Ad avvicinarli, quasi a sovrapporli, sono state le reazioni altrui alle parole con cui hanno espresso il proprio stato d’animo: una in diretta tv, davanti a una platea di milioni di persone, ancora zuppa d’acqua, l’altro nel chiuso di un carcere durante un colloquio privato con il figlio. Criticati entrambi con una veemenza ingiustificabile e senza quel minimo di compassione che sempre bisognerebbe riservare alle vicende umane, ormai calpestata dall’esigenza di dover dire sempre e comunque la nostra, entrando in vite altrui – magari in momenti tumultuosi, delicati, inspiegabili perfino per chi li vive – con la stessa facilità con cui scostiamo una tenda.

Cecchettin ha detto al figlio che è un bravo ragazzo e che presto sarà fuori perché “non è mica l’unico, ne hanno uccise duecento di ragazze”. Cose orribili per noi che le guardiamo, le ascoltiamo da fuori. Indecenti, disumane: ognuno aggiunga l’aggettivo più indignato di cui dispone. Tutti d’accordo. Ma, per nostra fortuna, non ci siamo dentro: non sappiamo cosa dice un padre che va a visitare in carcere il figlio assassino, non sappiamo cosa pensa né quanto offuscati possano essere i suoi pensieri, per quanto sbagliati siano.

Nella speranza di non trovarci mai in quella situazione e quindi di non scoprire mai cosa diremmo, cosa penseremmo o cosa sbaglieremmo noi, dovremmo intanto tenere a mente una cosa: e cioè che le frasi di Turetta non avremmo nemmeno dovuto ascoltarle, perché non rilevanti per il processo. Quelle frasi orrende e private dentro una faccenda orrenda e pubblica non sono affar nostro. Si è sentita ferita la famiglia Cecchettin che ha tutto il diritto di essere qualsiasi cosa in questa vicenda. E di manifestarlo, se lo ritiene. Ma chi guarda dal buco della serratura, ha davvero diritto di mettere becco?

Questo discorso vale anche per l’ex fiorettista Elisa Di Francisca, esterrefatta per le lacrime di gioia di Pilato, che davanti al quarto posto se ne è uscita con sorrisi, lacrime di gioia e la frase “è il giorno più bello della mia vita”. Di Francisca è arrivata a dire “ma Pilato ci è o ci fa?”, decidendo anche come si dovesse sentire: “Ci è rimasta obiettivamente male, non è possibile che dica ‘sono contenta’. È assurda questa intervista. Non voleva andare sul podio? E che ci è andata a fare? Io rabbrividisco. Fatene un’altra di intervista per capire cosa volesse dire… io non l’ho capita”.
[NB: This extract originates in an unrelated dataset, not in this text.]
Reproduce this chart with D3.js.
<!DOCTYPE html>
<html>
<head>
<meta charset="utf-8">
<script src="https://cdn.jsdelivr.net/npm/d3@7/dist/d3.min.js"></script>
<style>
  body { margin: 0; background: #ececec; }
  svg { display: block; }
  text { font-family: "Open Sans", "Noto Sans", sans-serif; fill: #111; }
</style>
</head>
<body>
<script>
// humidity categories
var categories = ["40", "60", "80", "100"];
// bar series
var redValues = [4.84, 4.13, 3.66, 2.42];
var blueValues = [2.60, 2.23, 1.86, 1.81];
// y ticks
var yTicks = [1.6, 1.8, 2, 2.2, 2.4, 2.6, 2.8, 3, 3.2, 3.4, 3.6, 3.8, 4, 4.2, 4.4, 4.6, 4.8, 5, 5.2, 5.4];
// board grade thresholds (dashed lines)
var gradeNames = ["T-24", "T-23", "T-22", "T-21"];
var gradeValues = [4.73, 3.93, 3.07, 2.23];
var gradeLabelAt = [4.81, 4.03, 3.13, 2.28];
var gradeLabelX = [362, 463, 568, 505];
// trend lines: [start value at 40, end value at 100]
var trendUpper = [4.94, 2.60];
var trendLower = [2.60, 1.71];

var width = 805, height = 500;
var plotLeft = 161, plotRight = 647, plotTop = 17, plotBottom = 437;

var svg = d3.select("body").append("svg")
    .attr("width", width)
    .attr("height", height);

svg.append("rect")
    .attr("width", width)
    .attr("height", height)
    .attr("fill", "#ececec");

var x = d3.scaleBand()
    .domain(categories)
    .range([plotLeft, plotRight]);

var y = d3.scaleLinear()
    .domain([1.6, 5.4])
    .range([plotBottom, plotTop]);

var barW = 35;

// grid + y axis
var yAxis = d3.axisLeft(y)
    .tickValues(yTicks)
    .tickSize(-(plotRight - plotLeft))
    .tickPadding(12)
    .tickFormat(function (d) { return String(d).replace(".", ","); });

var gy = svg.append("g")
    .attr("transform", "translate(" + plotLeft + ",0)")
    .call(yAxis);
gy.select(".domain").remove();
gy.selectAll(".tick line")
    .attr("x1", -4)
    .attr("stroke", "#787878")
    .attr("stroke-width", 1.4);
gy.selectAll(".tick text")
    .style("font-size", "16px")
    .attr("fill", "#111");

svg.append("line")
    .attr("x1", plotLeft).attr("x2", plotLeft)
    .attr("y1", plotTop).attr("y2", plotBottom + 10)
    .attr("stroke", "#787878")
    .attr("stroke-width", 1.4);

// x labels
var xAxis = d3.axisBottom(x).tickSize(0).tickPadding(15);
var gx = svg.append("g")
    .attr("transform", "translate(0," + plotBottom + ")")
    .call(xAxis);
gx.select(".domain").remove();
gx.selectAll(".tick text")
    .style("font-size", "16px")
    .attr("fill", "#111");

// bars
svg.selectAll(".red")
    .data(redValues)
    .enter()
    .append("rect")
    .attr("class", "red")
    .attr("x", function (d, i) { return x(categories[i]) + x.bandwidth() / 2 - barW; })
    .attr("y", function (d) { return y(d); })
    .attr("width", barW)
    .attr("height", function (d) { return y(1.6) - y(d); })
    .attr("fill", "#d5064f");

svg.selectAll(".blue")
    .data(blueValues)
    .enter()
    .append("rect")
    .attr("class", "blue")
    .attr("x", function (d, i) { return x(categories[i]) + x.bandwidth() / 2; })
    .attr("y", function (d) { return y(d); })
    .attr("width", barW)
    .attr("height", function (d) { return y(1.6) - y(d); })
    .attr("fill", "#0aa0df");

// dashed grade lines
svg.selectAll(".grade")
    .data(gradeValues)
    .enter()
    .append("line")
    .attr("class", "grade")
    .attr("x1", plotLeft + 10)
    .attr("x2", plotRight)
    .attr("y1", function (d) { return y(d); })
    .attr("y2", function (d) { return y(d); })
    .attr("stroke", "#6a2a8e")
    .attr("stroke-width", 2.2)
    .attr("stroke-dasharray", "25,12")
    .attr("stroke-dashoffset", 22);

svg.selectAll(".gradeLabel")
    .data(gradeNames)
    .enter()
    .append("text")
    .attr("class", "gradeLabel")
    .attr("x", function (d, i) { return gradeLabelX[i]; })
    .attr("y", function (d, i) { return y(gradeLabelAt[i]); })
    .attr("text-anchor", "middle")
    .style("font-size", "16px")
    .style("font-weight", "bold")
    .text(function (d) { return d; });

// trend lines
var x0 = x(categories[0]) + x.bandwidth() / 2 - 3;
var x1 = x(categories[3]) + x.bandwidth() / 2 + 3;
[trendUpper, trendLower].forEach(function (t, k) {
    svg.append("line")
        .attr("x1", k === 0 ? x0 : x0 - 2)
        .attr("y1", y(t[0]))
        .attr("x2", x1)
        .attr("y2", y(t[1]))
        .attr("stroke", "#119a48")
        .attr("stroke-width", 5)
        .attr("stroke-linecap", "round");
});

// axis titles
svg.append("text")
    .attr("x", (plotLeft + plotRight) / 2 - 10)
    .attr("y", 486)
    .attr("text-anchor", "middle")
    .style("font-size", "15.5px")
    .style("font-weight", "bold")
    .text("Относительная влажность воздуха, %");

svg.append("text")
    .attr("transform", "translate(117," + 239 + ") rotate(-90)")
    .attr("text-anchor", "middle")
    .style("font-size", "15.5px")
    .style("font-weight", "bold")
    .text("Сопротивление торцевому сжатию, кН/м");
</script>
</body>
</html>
Strano che proprio Di Francisca, che campionessa olimpica lo è stata, non capisca quanto possa essere importante per un atleta semplicemente esserci, competere. Pilato, che a 19 anni ha già vinto un titolo mondiale, potrebbe aver visto nel quarto posto, e nel competere così da vicino con le rivali, la possibilità di batterle presto, o magari alle prossime Olimpiadi, quando avrà, ancora, solo, 23 anni. O magari era felice e basta. Che è già una risposta che non dovrebbe ammettere repliche. Certo, di questi tempi arrabbiati non c’è quasi niente – purtroppo – che indispone più di una persona felice. Figuriamoci dopo che ha perso.